What's missing from the political map is the staggering percentage of residents in the
wealthiest 500 counties who are precariats living paycheck to paycheck, the
ALICE Americans: Asset Limited, Income Constrained, Employed.
As I've often observed here, globalization and financialization have richly rewarded the top
0.1% and the top 5% technocrat class that serves the elites' interests. These elites and their
capital are concentrated in urban counties, and the feedback loops are self-reinforcing:
the capital in the urban counties attracts more capital and talent (skilled labor), bleeding the
other 2,500 counties of skilled labor and capital.
America has no plan to reverse this destructive tide. Our leadership's "plan" is
benign neglect: just send a monthly stipend of bread and circuses to all
the disempowered, decapitalized households, urban and rural, so they can stay out of trouble
and not bother the elites' continued pillaging of America and the planet.
There's a lot of big talk about rebuilding infrastructure and the Green New Deal, but our first
question must always be: cui bono, to whose benefit? How much of the spending will actually
be devoted to changing the rising imbalances between the haves and the have-nots, the ever-richer
who profit from rising debt and the ever more decapitalized debt-serfs who are further
impoverished by rising debt?
As I explain in my book
A Hacker's Teleology: Sharing the Wealth of Our Shrinking Planet, people don't want to
just get by, they want an opportunity to acquire capital in all its forms, an opportunity
to contribute to their communities, to make a difference, to earn respect and pride.

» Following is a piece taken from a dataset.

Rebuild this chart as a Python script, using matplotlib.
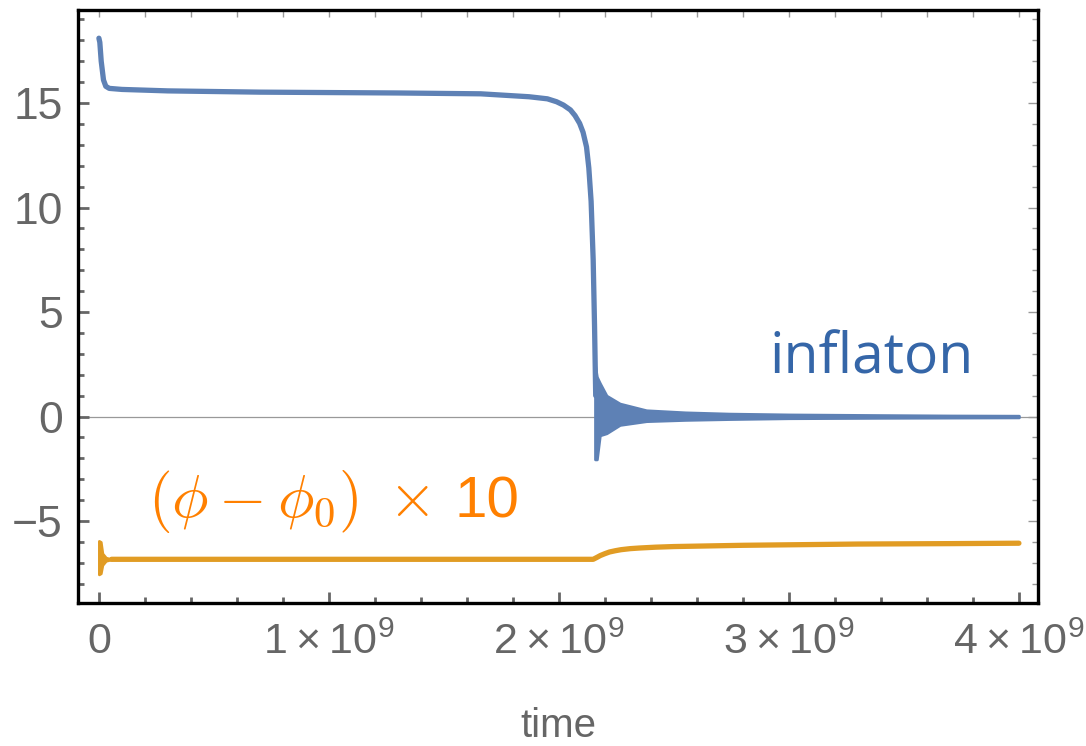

That our "leadership" reckons bread and circuses is what the stripmined bottom 90% want is
beyond pathetic. This map dictates our future, which is the pendulum of wealth and power
being concentrated in the hands of the greediest, most rapacious few reaching an extreme and then
reversing to the other extreme. How that plays out is anyone's guess, but the pendulum swing
to an extreme at the other end of the spectrum is already baked in: the way of the Tao is reversal.